Wednesday, October 24, 2007

Brass, rubber, and foam

Got a few things done Tuesday night.

We managed to find an old double hung window, suitable size, framed and all at the Habitat Store for cheap. This window will replace the perfectly good one in the kitchen by the back door. The kitchen window will be moved to the bathroom, where one of the windows is nothing more than a couple of old storms with no frame, held in by a few small nails. It's drafty in there! The kitchen window is an exact match for the other bathroom window, so it will look good in there. The replacement window that we'll put in the kitchen will give way in a year or so to the rear double French doors project. Timeline is pending on that one.

Then we started attaching all the brass hookups to the furnace. We were stumped the night before because there was no way to screw the pieces on without being stopped by the body of the furnace - the valves protruded too far. We were told to disassemble those ball valves. They came right apart in the vice with a wrench. Fine. A warm windy night, dark, drop lit by the woods' edge, thread tape, pipe wrench. Worked on this until we ran out of thread tape. Just about done with that.

Final project of the evening: sealing up the conduit in which the water pipes run under ground. The last five feet of the trench is still open, where the conduit enters the basement. Since we ran the pipes in two separate 6" drain tiles and it reduces down to one as it enters the house, we had to come up with a way to make this transition from two to one waterproof.
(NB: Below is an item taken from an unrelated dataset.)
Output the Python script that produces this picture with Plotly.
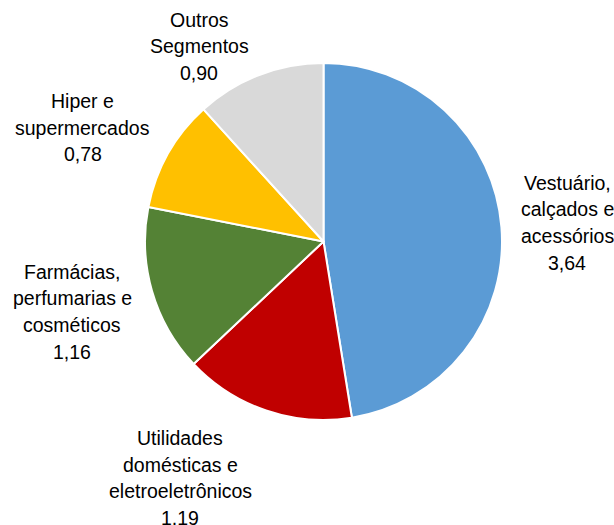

Ground water coming in contact with the pipes will quickly whisk heat away. Yes, we insulated the pipes, but we're taking no chances.



Following an idea that Erika's dad had, we procured an old truck tire inner tube and some large hose clamps. We sliced the tube open and set it under the transition point. Some weeks ago, Erika had cut the two drain tiles that we're using as conduits on angles so that they would come together without too much of a gap, so now we wrapped a couple of narrow strips of duct tape around it all to hold them together tightly, temporarily. We used some of the foamin' goo to caulk up the gaps, then we wrapped the inner tube around the single drain tile and tightened up the hose clamp. Our clamps weren't big enough to wrap around both drain tiles, so for the part where there is two, Erika cut another strip of rubber and I tied it on tightly around the inner tube and two drain tiles. I caulked the seams with some sealant, and foamed between the drain tiles and wherever else I could get to. Then we caulked up the hole in the foundation, where the drain tile enters the basement. Super. Now were finally ready to finish filling in the trench!

Next up: finish the furnace hook ups, shim and bolt down the furnace, fill firebox with sand. The excitement must be killing you by now.